** begin **

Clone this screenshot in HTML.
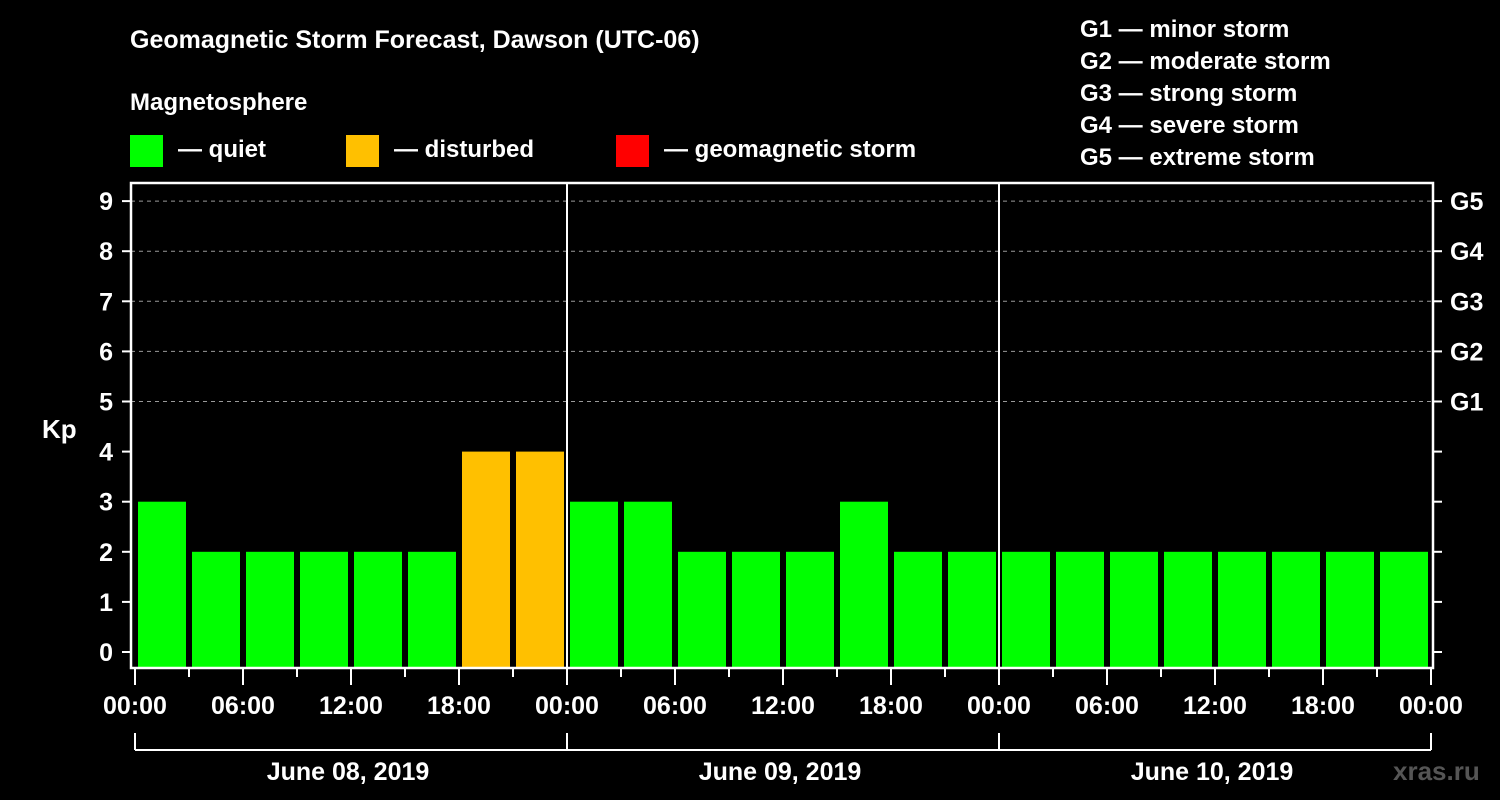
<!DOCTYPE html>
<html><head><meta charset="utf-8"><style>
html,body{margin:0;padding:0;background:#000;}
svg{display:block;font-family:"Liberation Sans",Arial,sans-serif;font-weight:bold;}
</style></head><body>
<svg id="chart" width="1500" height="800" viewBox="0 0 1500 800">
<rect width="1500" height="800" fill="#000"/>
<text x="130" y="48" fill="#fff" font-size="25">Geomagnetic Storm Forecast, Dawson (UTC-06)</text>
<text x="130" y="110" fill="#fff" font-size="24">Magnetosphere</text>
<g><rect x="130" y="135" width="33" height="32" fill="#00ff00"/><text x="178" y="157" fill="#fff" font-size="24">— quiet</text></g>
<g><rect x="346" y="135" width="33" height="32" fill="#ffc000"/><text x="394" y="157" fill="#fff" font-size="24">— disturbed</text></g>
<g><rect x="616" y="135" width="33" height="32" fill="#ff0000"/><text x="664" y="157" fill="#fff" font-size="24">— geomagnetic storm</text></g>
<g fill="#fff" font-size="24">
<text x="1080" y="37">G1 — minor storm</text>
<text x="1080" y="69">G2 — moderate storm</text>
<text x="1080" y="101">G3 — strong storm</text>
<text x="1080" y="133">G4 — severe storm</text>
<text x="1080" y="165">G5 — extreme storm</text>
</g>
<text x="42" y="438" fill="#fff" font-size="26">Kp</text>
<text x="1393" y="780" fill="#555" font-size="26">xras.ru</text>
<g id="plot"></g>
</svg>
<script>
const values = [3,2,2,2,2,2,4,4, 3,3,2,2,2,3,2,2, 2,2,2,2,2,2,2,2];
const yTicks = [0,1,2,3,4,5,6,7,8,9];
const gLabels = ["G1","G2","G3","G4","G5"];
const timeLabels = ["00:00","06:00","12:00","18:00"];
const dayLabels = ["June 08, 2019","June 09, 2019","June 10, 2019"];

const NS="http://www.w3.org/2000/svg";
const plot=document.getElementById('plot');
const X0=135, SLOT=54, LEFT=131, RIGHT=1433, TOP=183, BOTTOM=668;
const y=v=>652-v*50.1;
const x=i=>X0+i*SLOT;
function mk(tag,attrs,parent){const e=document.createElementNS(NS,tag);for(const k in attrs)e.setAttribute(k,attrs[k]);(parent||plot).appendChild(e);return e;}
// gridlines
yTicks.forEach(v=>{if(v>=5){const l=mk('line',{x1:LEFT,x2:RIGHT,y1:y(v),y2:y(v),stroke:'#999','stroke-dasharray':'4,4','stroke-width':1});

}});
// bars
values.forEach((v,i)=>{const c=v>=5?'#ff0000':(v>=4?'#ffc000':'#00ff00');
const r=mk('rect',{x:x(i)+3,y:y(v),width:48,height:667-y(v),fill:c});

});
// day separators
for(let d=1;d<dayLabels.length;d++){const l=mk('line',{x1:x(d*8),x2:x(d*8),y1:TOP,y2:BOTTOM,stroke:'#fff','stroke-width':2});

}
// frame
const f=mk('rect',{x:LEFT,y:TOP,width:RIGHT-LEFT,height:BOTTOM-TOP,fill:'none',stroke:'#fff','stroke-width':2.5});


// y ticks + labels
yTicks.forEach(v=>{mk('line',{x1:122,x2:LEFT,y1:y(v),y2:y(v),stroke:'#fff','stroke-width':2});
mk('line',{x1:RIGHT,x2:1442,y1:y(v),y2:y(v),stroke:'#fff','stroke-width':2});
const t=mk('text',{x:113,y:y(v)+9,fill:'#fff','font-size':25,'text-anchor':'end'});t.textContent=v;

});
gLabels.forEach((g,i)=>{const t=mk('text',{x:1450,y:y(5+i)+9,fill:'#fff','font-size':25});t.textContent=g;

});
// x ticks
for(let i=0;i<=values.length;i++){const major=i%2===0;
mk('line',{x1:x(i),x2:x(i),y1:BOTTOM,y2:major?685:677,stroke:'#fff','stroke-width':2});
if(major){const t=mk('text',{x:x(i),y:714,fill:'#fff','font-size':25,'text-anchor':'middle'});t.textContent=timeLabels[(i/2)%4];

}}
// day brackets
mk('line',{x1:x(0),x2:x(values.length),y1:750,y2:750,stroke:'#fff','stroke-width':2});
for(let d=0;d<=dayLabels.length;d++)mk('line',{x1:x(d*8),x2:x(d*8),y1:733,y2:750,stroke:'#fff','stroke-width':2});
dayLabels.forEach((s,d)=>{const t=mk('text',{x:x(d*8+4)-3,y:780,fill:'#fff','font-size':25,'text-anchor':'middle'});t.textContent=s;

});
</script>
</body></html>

** end **

**OBJECTIVE**
All of the material above should be reproduced exactly, except the pictures.

**OUTPUT FOR THIS TASK**
Clone this screenshot in HTML.
<!DOCTYPE html>
<html><head><meta charset="utf-8"><style>
html,body{margin:0;padding:0;background:#000;}
svg{display:block;font-family:"Liberation Sans",Arial,sans-serif;font-weight:bold;}
</style></head><body>
<svg id="chart" width="1500" height="800" viewBox="0 0 1500 800">
<rect width="1500" height="800" fill="#000"/>
<text x="130" y="48" fill="#fff" font-size="25">Geomagnetic Storm Forecast, Dawson (UTC-06)</text>
<text x="130" y="110" fill="#fff" font-size="24">Magnetosphere</text>
<g><rect x="130" y="135" width="33" height="32" fill="#00ff00"/><text x="178" y="157" fill="#fff" font-size="24">— quiet</text></g>
<g><rect x="346" y="135" width="33" height="32" fill="#ffc000"/><text x="394" y="157" fill="#fff" font-size="24">— disturbed</text></g>
<g><rect x="616" y="135" width="33" height="32" fill="#ff0000"/><text x="664" y="157" fill="#fff" font-size="24">— geomagnetic storm</text></g>
<g fill="#fff" font-size="24">
<text x="1080" y="37">G1 — minor storm</text>
<text x="1080" y="69">G2 — moderate storm</text>
<text x="1080" y="101">G3 — strong storm</text>
<text x="1080" y="133">G4 — severe storm</text>
<text x="1080" y="165">G5 — extreme storm</text>
</g>
<text x="42" y="438" fill="#fff" font-size="26">Kp</text>
<text x="1393" y="780" fill="#555" font-size="26">xras.ru</text>
<g id="plot"></g>
</svg>
<script>
const values = [3,2,2,2,2,2,4,4, 3,3,2,2,2,3,2,2, 2,2,2,2,2,2,2,2];
const yTicks = [0,1,2,3,4,5,6,7,8,9];
const gLabels = ["G1","G2","G3","G4","G5"];
const timeLabels = ["00:00","06:00","12:00","18:00"];
const dayLabels = ["June 08, 2019","June 09, 2019","June 10, 2019"];

const NS="http://www.w3.org/2000/svg";
const plot=document.getElementById('plot');
const X0=135, SLOT=54, LEFT=131, RIGHT=1433, TOP=183, BOTTOM=668;
const y=v=>652-v*50.1;
const x=i=>X0+i*SLOT;
function mk(tag,attrs,parent){const e=document.createElementNS(NS,tag);for(const k in attrs)e.setAttribute(k,attrs[k]);(parent||plot).appendChild(e);return e;}
// gridlines
yTicks.forEach(v=>{if(v>=5){const l=mk('line',{x1:LEFT,x2:RIGHT,y1:y(v),y2:y(v),stroke:'#999','stroke-dasharray':'4,4','stroke-width':1});

}});
// bars
values.forEach((v,i)=>{const c=v>=5?'#ff0000':(v>=4?'#ffc000':'#00ff00');
const r=mk('rect',{x:x(i)+3,y:y(v),width:48,height:667-y(v),fill:c});

});
// day separators
for(let d=1;d<dayLabels.length;d++){const l=mk('line',{x1:x(d*8),x2:x(d*8),y1:TOP,y2:BOTTOM,stroke:'#fff','stroke-width':2});

}
// frame
const f=mk('rect',{x:LEFT,y:TOP,width:RIGHT-LEFT,height:BOTTOM-TOP,fill:'none',stroke:'#fff','stroke-width':2.5});


// y ticks + labels
yTicks.forEach(v=>{mk('line',{x1:122,x2:LEFT,y1:y(v),y2:y(v),stroke:'#fff','stroke-width':2});
mk('line',{x1:RIGHT,x2:1442,y1:y(v),y2:y(v),stroke:'#fff','stroke-width':2});
const t=mk('text',{x:113,y:y(v)+9,fill:'#fff','font-size':25,'text-anchor':'end'});t.textContent=v;

});
gLabels.forEach((g,i)=>{const t=mk('text',{x:1450,y:y(5+i)+9,fill:'#fff','font-size':25});t.textContent=g;

});
// x ticks
for(let i=0;i<=values.length;i++){const major=i%2===0;
mk('line',{x1:x(i),x2:x(i),y1:BOTTOM,y2:major?685:677,stroke:'#fff','stroke-width':2});
if(major){const t=mk('text',{x:x(i),y:714,fill:'#fff','font-size':25,'text-anchor':'middle'});t.textContent=timeLabels[(i/2)%4];

}}
// day brackets
mk('line',{x1:x(0),x2:x(values.length),y1:750,y2:750,stroke:'#fff','stroke-width':2});
for(let d=0;d<=dayLabels.length;d++)mk('line',{x1:x(d*8),x2:x(d*8),y1:733,y2:750,stroke:'#fff','stroke-width':2});
dayLabels.forEach((s,d)=>{const t=mk('text',{x:x(d*8+4)-3,y:780,fill:'#fff','font-size':25,'text-anchor':'middle'});t.textContent=s;

});
</script>
</body></html>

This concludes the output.